Try it, it is really liberating. As Wi-fi becomes more and more ubiquitous, and devices become cheaper and easier to use, the temptation will start to creep in. That is exactly what they want. Good luck. There is a whole world out there waiting to be explored. And it doesn't have a digital component. Yet.


The Guardian once again gives a good sense of perspective to the online world in this article. Businesses are scrambling to understand how to get the eyeballs (especially media saavy young ones, you know the ones that spend) on to their products and services. There are so many social networking sites now, the need a social network to connect them all.

Instant Tribe, but in a very distant way.

The so called social networking "sites" are so popular because they allow one to engage without really engaging. To pick and choose who to befriend and who not to, to share personal details online that never require any real personal interaction, and the ability to be turned off or on as desired. A sort of selective and impersonal way to fill the void that being alone often brings...

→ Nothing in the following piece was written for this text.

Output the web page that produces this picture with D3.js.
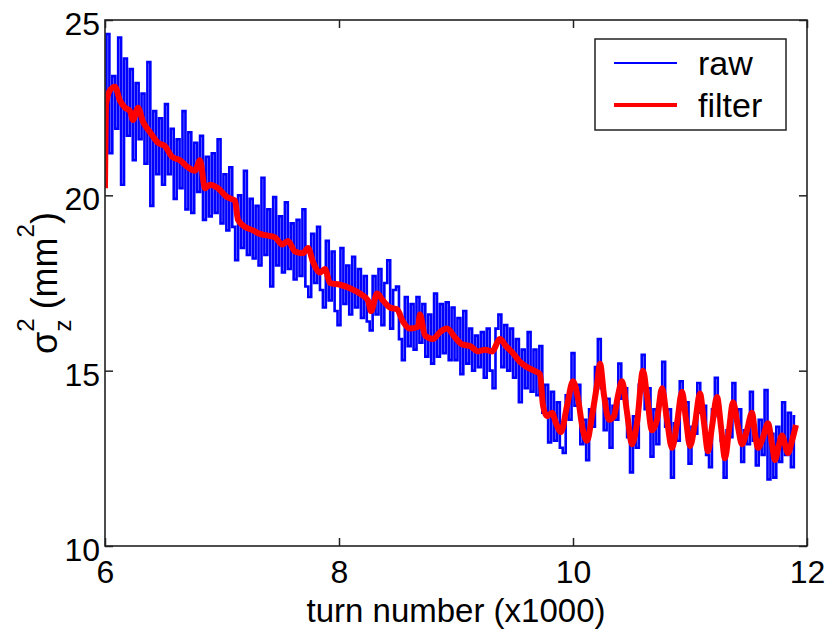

Don't get me wrong, Myspace, YouTube and others are so successful because they fulfill a need (albeit one that has been created) to connect and share with others the creativity and information that gives culture its momentum. It is definitely a Tipping Point. They are great resources, and though they may not at present be used for anything too liberating or world changing, the time will come.

As long as the massive corporations that control other sources of media, as they slowly worm their way into the internet do not inflict any type of filtering process or "codes of conduct" that inhibit the very open nature of the web as we see it now. It is all simply a reflection of what we as a collective consciousness are doing, like it or not.